WORK TO COMPLETE
Copy everything in the listing below word for word, apart from any images.

(Code that draws figures)
- - - - - - -
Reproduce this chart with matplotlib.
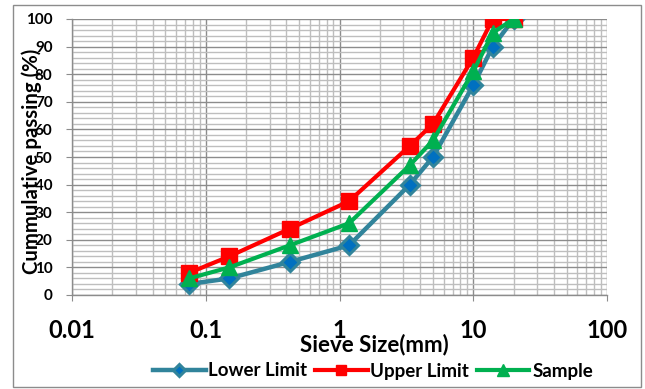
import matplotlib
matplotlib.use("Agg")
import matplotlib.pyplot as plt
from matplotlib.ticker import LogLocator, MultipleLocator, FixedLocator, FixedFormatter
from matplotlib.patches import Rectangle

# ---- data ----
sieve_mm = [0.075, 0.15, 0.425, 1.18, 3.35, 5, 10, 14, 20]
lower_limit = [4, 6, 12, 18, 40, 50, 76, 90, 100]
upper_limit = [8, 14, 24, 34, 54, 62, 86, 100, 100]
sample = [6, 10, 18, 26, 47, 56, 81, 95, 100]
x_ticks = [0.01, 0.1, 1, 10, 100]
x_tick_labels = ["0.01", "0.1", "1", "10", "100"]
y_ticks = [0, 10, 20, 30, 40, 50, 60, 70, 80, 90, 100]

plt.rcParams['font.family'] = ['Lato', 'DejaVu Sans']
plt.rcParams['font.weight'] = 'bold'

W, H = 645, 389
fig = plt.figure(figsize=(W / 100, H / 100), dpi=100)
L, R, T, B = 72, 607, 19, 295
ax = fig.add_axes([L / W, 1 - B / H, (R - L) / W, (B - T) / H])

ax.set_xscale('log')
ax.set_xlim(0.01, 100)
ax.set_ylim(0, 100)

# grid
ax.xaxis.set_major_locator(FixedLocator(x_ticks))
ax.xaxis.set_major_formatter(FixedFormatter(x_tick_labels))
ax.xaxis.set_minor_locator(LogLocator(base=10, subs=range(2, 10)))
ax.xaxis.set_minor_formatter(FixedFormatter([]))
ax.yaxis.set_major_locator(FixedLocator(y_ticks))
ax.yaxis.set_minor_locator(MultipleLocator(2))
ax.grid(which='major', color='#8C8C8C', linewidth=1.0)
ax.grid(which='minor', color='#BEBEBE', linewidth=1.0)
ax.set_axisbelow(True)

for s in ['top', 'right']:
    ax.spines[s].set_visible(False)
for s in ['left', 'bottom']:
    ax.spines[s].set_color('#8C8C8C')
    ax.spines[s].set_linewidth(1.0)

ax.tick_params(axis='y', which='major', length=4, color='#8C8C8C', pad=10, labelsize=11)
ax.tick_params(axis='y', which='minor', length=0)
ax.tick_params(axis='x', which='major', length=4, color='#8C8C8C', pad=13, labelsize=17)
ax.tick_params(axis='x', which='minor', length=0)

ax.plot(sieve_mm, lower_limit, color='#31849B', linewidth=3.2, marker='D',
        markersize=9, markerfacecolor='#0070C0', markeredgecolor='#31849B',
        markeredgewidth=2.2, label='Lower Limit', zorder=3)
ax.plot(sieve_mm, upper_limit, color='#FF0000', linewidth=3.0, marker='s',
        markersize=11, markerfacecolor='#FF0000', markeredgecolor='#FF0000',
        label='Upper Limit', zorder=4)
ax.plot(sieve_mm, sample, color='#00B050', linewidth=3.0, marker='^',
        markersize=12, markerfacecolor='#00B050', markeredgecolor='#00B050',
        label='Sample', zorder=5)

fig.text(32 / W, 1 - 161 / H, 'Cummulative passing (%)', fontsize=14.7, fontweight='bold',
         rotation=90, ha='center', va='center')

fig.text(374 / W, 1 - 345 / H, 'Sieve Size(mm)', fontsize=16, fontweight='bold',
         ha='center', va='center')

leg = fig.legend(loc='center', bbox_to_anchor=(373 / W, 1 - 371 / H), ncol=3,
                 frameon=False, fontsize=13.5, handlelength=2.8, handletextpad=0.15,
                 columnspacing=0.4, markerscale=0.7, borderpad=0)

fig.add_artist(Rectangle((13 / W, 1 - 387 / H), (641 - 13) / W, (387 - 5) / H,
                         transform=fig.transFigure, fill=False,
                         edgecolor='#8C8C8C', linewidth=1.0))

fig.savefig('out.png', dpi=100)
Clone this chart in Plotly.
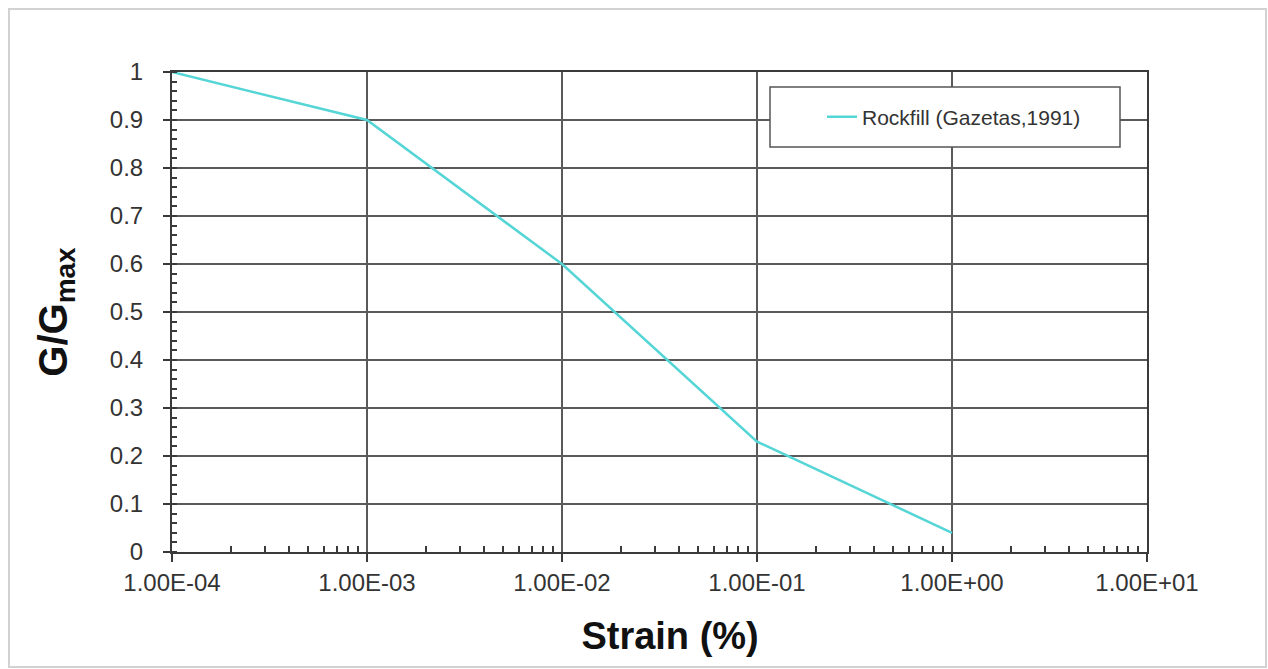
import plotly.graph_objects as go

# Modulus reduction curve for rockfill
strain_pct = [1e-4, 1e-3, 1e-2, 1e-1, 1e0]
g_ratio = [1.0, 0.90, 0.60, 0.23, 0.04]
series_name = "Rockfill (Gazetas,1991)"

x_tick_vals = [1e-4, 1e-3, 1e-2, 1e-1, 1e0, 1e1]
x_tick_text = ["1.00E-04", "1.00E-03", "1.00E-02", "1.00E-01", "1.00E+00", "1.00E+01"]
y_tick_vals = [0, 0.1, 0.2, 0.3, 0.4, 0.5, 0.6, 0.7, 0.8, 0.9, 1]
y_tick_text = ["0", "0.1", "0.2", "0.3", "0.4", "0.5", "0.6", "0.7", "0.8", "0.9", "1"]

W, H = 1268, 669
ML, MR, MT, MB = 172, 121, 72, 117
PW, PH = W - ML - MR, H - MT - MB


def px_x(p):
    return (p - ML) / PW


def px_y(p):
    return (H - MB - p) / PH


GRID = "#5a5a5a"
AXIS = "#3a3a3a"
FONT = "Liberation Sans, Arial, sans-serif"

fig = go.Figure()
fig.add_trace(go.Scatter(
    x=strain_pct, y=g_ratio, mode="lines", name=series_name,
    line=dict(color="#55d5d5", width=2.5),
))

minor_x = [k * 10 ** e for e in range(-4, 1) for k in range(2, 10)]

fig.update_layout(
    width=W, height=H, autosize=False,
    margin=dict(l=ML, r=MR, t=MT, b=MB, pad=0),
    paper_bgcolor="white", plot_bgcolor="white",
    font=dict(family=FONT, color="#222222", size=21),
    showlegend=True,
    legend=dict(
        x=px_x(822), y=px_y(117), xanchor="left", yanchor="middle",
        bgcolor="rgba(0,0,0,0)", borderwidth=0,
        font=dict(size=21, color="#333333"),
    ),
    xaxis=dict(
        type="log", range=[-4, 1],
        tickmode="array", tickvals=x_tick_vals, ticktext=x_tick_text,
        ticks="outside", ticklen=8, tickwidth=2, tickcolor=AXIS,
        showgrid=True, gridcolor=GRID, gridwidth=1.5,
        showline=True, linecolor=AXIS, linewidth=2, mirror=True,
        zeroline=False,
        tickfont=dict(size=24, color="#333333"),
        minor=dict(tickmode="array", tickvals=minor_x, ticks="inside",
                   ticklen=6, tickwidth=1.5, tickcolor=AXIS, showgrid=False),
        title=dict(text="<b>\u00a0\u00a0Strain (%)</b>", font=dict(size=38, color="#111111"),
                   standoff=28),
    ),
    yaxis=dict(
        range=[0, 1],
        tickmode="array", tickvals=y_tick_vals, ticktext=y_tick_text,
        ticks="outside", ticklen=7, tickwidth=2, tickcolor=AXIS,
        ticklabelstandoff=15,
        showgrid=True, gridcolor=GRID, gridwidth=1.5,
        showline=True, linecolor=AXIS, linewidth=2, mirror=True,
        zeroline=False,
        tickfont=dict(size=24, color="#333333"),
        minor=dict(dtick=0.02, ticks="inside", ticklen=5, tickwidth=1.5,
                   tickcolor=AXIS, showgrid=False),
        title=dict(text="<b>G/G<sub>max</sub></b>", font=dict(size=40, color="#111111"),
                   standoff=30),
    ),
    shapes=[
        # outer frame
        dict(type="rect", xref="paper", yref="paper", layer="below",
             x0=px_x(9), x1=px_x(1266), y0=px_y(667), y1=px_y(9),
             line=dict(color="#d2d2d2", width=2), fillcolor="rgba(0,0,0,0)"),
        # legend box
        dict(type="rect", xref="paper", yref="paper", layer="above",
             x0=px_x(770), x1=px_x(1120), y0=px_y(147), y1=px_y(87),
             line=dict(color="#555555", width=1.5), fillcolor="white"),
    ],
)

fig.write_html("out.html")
- - - - - - -
RESPONSE
Reproduce this chart with matplotlib.
import matplotlib
matplotlib.use("Agg")
import matplotlib.pyplot as plt
from matplotlib.ticker import LogLocator, MultipleLocator, FixedLocator, FixedFormatter
from matplotlib.patches import Rectangle

# ---- data ----
sieve_mm = [0.075, 0.15, 0.425, 1.18, 3.35, 5, 10, 14, 20]
lower_limit = [4, 6, 12, 18, 40, 50, 76, 90, 100]
upper_limit = [8, 14, 24, 34, 54, 62, 86, 100, 100]
sample = [6, 10, 18, 26, 47, 56, 81, 95, 100]
x_ticks = [0.01, 0.1, 1, 10, 100]
x_tick_labels = ["0.01", "0.1", "1", "10", "100"]
y_ticks = [0, 10, 20, 30, 40, 50, 60, 70, 80, 90, 100]

plt.rcParams['font.family'] = ['Lato', 'DejaVu Sans']
plt.rcParams['font.weight'] = 'bold'

W, H = 645, 389
fig = plt.figure(figsize=(W / 100, H / 100), dpi=100)
L, R, T, B = 72, 607, 19, 295
ax = fig.add_axes([L / W, 1 - B / H, (R - L) / W, (B - T) / H])

ax.set_xscale('log')
ax.set_xlim(0.01, 100)
ax.set_ylim(0, 100)

# grid
ax.xaxis.set_major_locator(FixedLocator(x_ticks))
ax.xaxis.set_major_formatter(FixedFormatter(x_tick_labels))
ax.xaxis.set_minor_locator(LogLocator(base=10, subs=range(2, 10)))
ax.xaxis.set_minor_formatter(FixedFormatter([]))
ax.yaxis.set_major_locator(FixedLocator(y_ticks))
ax.yaxis.set_minor_locator(MultipleLocator(2))
ax.grid(which='major', color='#8C8C8C', linewidth=1.0)
ax.grid(which='minor', color='#BEBEBE', linewidth=1.0)
ax.set_axisbelow(True)

for s in ['top', 'right']:
    ax.spines[s].set_visible(False)
for s in ['left', 'bottom']:
    ax.spines[s].set_color('#8C8C8C')
    ax.spines[s].set_linewidth(1.0)

ax.tick_params(axis='y', which='major', length=4, color='#8C8C8C', pad=10, labelsize=11)
ax.tick_params(axis='y', which='minor', length=0)
ax.tick_params(axis='x', which='major', length=4, color='#8C8C8C', pad=13, labelsize=17)
ax.tick_params(axis='x', which='minor', length=0)

ax.plot(sieve_mm, lower_limit, color='#31849B', linewidth=3.2, marker='D',
        markersize=9, markerfacecolor='#0070C0', markeredgecolor='#31849B',
        markeredgewidth=2.2, label='Lower Limit', zorder=3)
ax.plot(sieve_mm, upper_limit, color='#FF0000', linewidth=3.0, marker='s',
        markersize=11, markerfacecolor='#FF0000', markeredgecolor='#FF0000',
        label='Upper Limit', zorder=4)
ax.plot(sieve_mm, sample, color='#00B050', linewidth=3.0, marker='^',
        markersize=12, markerfacecolor='#00B050', markeredgecolor='#00B050',
        label='Sample', zorder=5)

fig.text(32 / W, 1 - 161 / H, 'Cummulative passing (%)', fontsize=14.7, fontweight='bold',
         rotation=90, ha='center', va='center')

fig.text(374 / W, 1 - 345 / H, 'Sieve Size(mm)', fontsize=16, fontweight='bold',
         ha='center', va='center')

leg = fig.legend(loc='center', bbox_to_anchor=(373 / W, 1 - 371 / H), ncol=3,
                 frameon=False, fontsize=13.5, handlelength=2.8, handletextpad=0.15,
                 columnspacing=0.4, markerscale=0.7, borderpad=0)

fig.add_artist(Rectangle((13 / W, 1 - 387 / H), (641 - 13) / W, (387 - 5) / H,
                         transform=fig.transFigure, fill=False,
                         edgecolor='#8C8C8C', linewidth=1.0))

fig.savefig('out.png', dpi=100)
Clone this chart in Plotly.
import plotly.graph_objects as go

# Modulus reduction curve for rockfill
strain_pct = [1e-4, 1e-3, 1e-2, 1e-1, 1e0]
g_ratio = [1.0, 0.90, 0.60, 0.23, 0.04]
series_name = "Rockfill (Gazetas,1991)"

x_tick_vals = [1e-4, 1e-3, 1e-2, 1e-1, 1e0, 1e1]
x_tick_text = ["1.00E-04", "1.00E-03", "1.00E-02", "1.00E-01", "1.00E+00", "1.00E+01"]
y_tick_vals = [0, 0.1, 0.2, 0.3, 0.4, 0.5, 0.6, 0.7, 0.8, 0.9, 1]
y_tick_text = ["0", "0.1", "0.2", "0.3", "0.4", "0.5", "0.6", "0.7", "0.8", "0.9", "1"]

W, H = 1268, 669
ML, MR, MT, MB = 172, 121, 72, 117
PW, PH = W - ML - MR, H - MT - MB


def px_x(p):
    return (p - ML) / PW


def px_y(p):
    return (H - MB - p) / PH


GRID = "#5a5a5a"
AXIS = "#3a3a3a"
FONT = "Liberation Sans, Arial, sans-serif"

fig = go.Figure()
fig.add_trace(go.Scatter(
    x=strain_pct, y=g_ratio, mode="lines", name=series_name,
    line=dict(color="#55d5d5", width=2.5),
))

minor_x = [k * 10 ** e for e in range(-4, 1) for k in range(2, 10)]

fig.update_layout(
    width=W, height=H, autosize=False,
    margin=dict(l=ML, r=MR, t=MT, b=MB, pad=0),
    paper_bgcolor="white", plot_bgcolor="white",
    font=dict(family=FONT, color="#222222", size=21),
    showlegend=True,
    legend=dict(
        x=px_x(822), y=px_y(117), xanchor="left", yanchor="middle",
        bgcolor="rgba(0,0,0,0)", borderwidth=0,
        font=dict(size=21, color="#333333"),
    ),
    xaxis=dict(
        type="log", range=[-4, 1],
        tickmode="array", tickvals=x_tick_vals, ticktext=x_tick_text,
        ticks="outside", ticklen=8, tickwidth=2, tickcolor=AXIS,
        showgrid=True, gridcolor=GRID, gridwidth=1.5,
        showline=True, linecolor=AXIS, linewidth=2, mirror=True,
        zeroline=False,
        tickfont=dict(size=24, color="#333333"),
        minor=dict(tickmode="array", tickvals=minor_x, ticks="inside",
                   ticklen=6, tickwidth=1.5, tickcolor=AXIS, showgrid=False),
        title=dict(text="<b>\u00a0\u00a0Strain (%)</b>", font=dict(size=38, color="#111111"),
                   standoff=28),
    ),
    yaxis=dict(
        range=[0, 1],
        tickmode="array", tickvals=y_tick_vals, ticktext=y_tick_text,
        ticks="outside", ticklen=7, tickwidth=2, tickcolor=AXIS,
        ticklabelstandoff=15,
        showgrid=True, gridcolor=GRID, gridwidth=1.5,
        showline=True, linecolor=AXIS, linewidth=2, mirror=True,
        zeroline=False,
        tickfont=dict(size=24, color="#333333"),
        minor=dict(dtick=0.02, ticks="inside", ticklen=5, tickwidth=1.5,
                   tickcolor=AXIS, showgrid=False),
        title=dict(text="<b>G/G<sub>max</sub></b>", font=dict(size=40, color="#111111"),
                   standoff=30),
    ),
    shapes=[
        # outer frame
        dict(type="rect", xref="paper", yref="paper", layer="below",
             x0=px_x(9), x1=px_x(1266), y0=px_y(667), y1=px_y(9),
             line=dict(color="#d2d2d2", width=2), fillcolor="rgba(0,0,0,0)"),
        # legend box
        dict(type="rect", xref="paper", yref="paper", layer="above",
             x0=px_x(770), x1=px_x(1120), y0=px_y(147), y1=px_y(87),
             line=dict(color="#555555", width=1.5), fillcolor="white"),
    ],
)

fig.write_html("out.html")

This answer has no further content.